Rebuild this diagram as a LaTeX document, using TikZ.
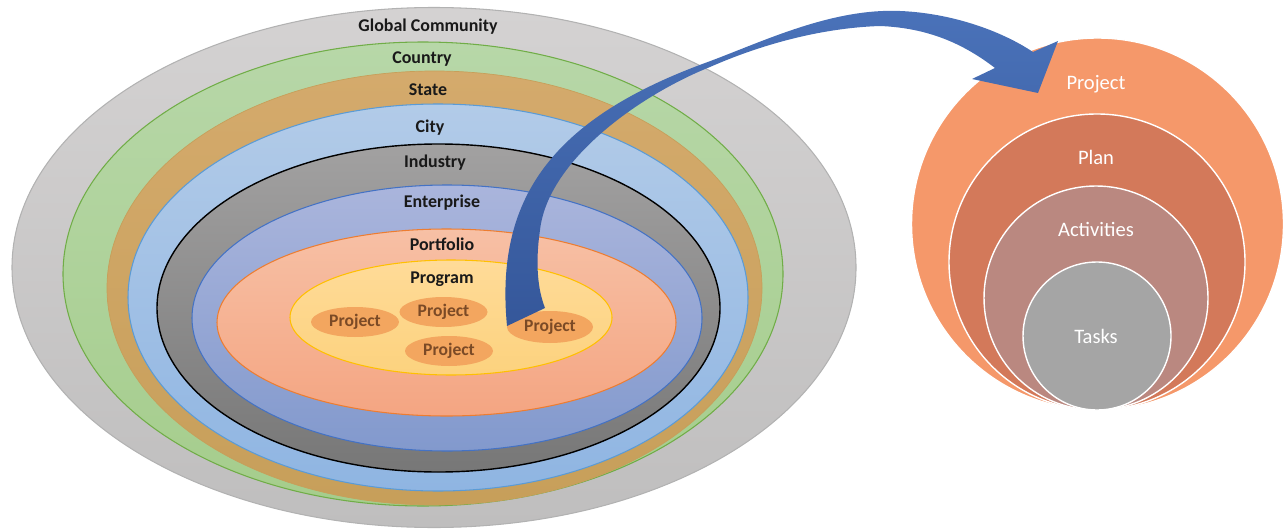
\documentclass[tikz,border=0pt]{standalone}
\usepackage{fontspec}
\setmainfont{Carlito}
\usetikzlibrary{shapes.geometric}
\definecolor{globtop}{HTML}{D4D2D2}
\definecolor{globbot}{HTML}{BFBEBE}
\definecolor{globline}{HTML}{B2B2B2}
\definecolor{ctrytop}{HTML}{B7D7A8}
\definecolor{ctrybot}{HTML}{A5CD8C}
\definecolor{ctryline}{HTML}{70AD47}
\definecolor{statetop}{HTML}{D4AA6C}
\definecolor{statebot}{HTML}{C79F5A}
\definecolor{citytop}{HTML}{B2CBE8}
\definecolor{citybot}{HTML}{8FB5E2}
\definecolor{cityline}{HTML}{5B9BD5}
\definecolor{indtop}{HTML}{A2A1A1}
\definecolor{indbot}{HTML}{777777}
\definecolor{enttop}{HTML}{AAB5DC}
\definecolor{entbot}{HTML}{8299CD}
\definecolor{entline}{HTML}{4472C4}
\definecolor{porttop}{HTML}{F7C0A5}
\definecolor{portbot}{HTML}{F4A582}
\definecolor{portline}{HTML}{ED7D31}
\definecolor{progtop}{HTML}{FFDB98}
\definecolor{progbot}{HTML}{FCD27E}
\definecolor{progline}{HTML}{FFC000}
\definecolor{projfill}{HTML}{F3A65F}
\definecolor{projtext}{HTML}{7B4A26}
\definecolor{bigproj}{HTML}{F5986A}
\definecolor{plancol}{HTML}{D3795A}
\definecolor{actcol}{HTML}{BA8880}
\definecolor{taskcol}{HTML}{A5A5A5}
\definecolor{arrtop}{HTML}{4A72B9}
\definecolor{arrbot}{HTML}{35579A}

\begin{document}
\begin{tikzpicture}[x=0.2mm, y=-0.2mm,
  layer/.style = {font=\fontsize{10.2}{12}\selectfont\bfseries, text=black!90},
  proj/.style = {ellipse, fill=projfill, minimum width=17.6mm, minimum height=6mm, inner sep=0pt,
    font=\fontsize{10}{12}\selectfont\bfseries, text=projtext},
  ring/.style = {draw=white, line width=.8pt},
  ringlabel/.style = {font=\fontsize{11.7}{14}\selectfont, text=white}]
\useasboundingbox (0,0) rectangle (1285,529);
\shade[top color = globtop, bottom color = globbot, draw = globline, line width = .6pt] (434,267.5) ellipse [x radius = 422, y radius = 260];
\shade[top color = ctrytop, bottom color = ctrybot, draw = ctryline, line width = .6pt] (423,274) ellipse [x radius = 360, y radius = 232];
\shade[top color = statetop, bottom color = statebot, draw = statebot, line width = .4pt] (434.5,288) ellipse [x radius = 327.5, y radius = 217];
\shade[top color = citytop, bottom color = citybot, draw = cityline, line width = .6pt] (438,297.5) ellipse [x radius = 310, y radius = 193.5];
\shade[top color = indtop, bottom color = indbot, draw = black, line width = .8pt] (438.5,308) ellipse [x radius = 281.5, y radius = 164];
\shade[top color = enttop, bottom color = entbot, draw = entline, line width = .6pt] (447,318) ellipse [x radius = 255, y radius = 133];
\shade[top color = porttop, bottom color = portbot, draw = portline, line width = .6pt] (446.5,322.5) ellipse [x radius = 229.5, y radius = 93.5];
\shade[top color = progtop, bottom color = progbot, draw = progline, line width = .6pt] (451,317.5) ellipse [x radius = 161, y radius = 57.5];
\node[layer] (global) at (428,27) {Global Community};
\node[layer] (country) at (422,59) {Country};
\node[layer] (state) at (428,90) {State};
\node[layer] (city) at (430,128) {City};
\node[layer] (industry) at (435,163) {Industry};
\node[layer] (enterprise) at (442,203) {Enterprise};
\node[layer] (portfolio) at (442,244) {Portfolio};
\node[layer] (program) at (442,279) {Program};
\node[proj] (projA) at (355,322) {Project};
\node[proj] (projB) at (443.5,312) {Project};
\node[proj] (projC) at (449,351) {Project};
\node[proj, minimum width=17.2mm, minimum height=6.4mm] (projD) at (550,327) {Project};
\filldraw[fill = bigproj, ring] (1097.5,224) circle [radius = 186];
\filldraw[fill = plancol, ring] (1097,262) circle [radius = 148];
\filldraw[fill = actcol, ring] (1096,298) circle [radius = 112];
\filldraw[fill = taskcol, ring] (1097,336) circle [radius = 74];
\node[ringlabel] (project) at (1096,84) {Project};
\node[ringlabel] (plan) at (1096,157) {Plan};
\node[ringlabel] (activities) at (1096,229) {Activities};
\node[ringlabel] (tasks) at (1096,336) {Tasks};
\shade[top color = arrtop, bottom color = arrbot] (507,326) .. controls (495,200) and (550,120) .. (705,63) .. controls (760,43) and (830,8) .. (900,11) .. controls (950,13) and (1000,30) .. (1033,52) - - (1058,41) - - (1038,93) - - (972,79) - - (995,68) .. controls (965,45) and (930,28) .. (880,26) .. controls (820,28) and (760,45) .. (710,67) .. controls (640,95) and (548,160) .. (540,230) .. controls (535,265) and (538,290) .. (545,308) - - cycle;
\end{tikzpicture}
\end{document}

------------------------------

TASK INSTRUCTIONS - Retype the data above exactly; pictures are not part of the copy.

SOLUTION TO THE PROBLEM -
Rebuild this diagram as a LaTeX document, using TikZ.
\documentclass[tikz,border=0pt]{standalone}
\usepackage{fontspec}
\setmainfont{Carlito}
\usetikzlibrary{shapes.geometric}
\definecolor{globtop}{HTML}{D4D2D2}
\definecolor{globbot}{HTML}{BFBEBE}
\definecolor{globline}{HTML}{B2B2B2}
\definecolor{ctrytop}{HTML}{B7D7A8}
\definecolor{ctrybot}{HTML}{A5CD8C}
\definecolor{ctryline}{HTML}{70AD47}
\definecolor{statetop}{HTML}{D4AA6C}
\definecolor{statebot}{HTML}{C79F5A}
\definecolor{citytop}{HTML}{B2CBE8}
\definecolor{citybot}{HTML}{8FB5E2}
\definecolor{cityline}{HTML}{5B9BD5}
\definecolor{indtop}{HTML}{A2A1A1}
\definecolor{indbot}{HTML}{777777}
\definecolor{enttop}{HTML}{AAB5DC}
\definecolor{entbot}{HTML}{8299CD}
\definecolor{entline}{HTML}{4472C4}
\definecolor{porttop}{HTML}{F7C0A5}
\definecolor{portbot}{HTML}{F4A582}
\definecolor{portline}{HTML}{ED7D31}
\definecolor{progtop}{HTML}{FFDB98}
\definecolor{progbot}{HTML}{FCD27E}
\definecolor{progline}{HTML}{FFC000}
\definecolor{projfill}{HTML}{F3A65F}
\definecolor{projtext}{HTML}{7B4A26}
\definecolor{bigproj}{HTML}{F5986A}
\definecolor{plancol}{HTML}{D3795A}
\definecolor{actcol}{HTML}{BA8880}
\definecolor{taskcol}{HTML}{A5A5A5}
\definecolor{arrtop}{HTML}{4A72B9}
\definecolor{arrbot}{HTML}{35579A}

\begin{document}
\begin{tikzpicture}[x=0.2mm, y=-0.2mm,
  layer/.style = {font=\fontsize{10.2}{12}\selectfont\bfseries, text=black!90},
  proj/.style = {ellipse, fill=projfill, minimum width=17.6mm, minimum height=6mm, inner sep=0pt,
    font=\fontsize{10}{12}\selectfont\bfseries, text=projtext},
  ring/.style = {draw=white, line width=.8pt},
  ringlabel/.style = {font=\fontsize{11.7}{14}\selectfont, text=white}]
\useasboundingbox (0,0) rectangle (1285,529);
\shade[top color = globtop, bottom color = globbot, draw = globline, line width = .6pt] (434,267.5) ellipse [x radius = 422, y radius = 260];
\shade[top color = ctrytop, bottom color = ctrybot, draw = ctryline, line width = .6pt] (423,274) ellipse [x radius = 360, y radius = 232];
\shade[top color = statetop, bottom color = statebot, draw = statebot, line width = .4pt] (434.5,288) ellipse [x radius = 327.5, y radius = 217];
\shade[top color = citytop, bottom color = citybot, draw = cityline, line width = .6pt] (438,297.5) ellipse [x radius = 310, y radius = 193.5];
\shade[top color = indtop, bottom color = indbot, draw = black, line width = .8pt] (438.5,308) ellipse [x radius = 281.5, y radius = 164];
\shade[top color = enttop, bottom color = entbot, draw = entline, line width = .6pt] (447,318) ellipse [x radius = 255, y radius = 133];
\shade[top color = porttop, bottom color = portbot, draw = portline, line width = .6pt] (446.5,322.5) ellipse [x radius = 229.5, y radius = 93.5];
\shade[top color = progtop, bottom color = progbot, draw = progline, line width = .6pt] (451,317.5) ellipse [x radius = 161, y radius = 57.5];
\node[layer] (global) at (428,27) {Global Community};
\node[layer] (country) at (422,59) {Country};
\node[layer] (state) at (428,90) {State};
\node[layer] (city) at (430,128) {City};
\node[layer] (industry) at (435,163) {Industry};
\node[layer] (enterprise) at (442,203) {Enterprise};
\node[layer] (portfolio) at (442,244) {Portfolio};
\node[layer] (program) at (442,279) {Program};
\node[proj] (projA) at (355,322) {Project};
\node[proj] (projB) at (443.5,312) {Project};
\node[proj] (projC) at (449,351) {Project};
\node[proj, minimum width=17.2mm, minimum height=6.4mm] (projD) at (550,327) {Project};
\filldraw[fill = bigproj, ring] (1097.5,224) circle [radius = 186];
\filldraw[fill = plancol, ring] (1097,262) circle [radius = 148];
\filldraw[fill = actcol, ring] (1096,298) circle [radius = 112];
\filldraw[fill = taskcol, ring] (1097,336) circle [radius = 74];
\node[ringlabel] (project) at (1096,84) {Project};
\node[ringlabel] (plan) at (1096,157) {Plan};
\node[ringlabel] (activities) at (1096,229) {Activities};
\node[ringlabel] (tasks) at (1096,336) {Tasks};
\shade[top color = arrtop, bottom color = arrbot] (507,326) .. controls (495,200) and (550,120) .. (705,63) .. controls (760,43) and (830,8) .. (900,11) .. controls (950,13) and (1000,30) .. (1033,52) - - (1058,41) - - (1038,93) - - (972,79) - - (995,68) .. controls (965,45) and (930,28) .. (880,26) .. controls (820,28) and (760,45) .. (710,67) .. controls (640,95) and (548,160) .. (540,230) .. controls (535,265) and (538,290) .. (545,308) - - cycle;
\end{tikzpicture}
\end{document}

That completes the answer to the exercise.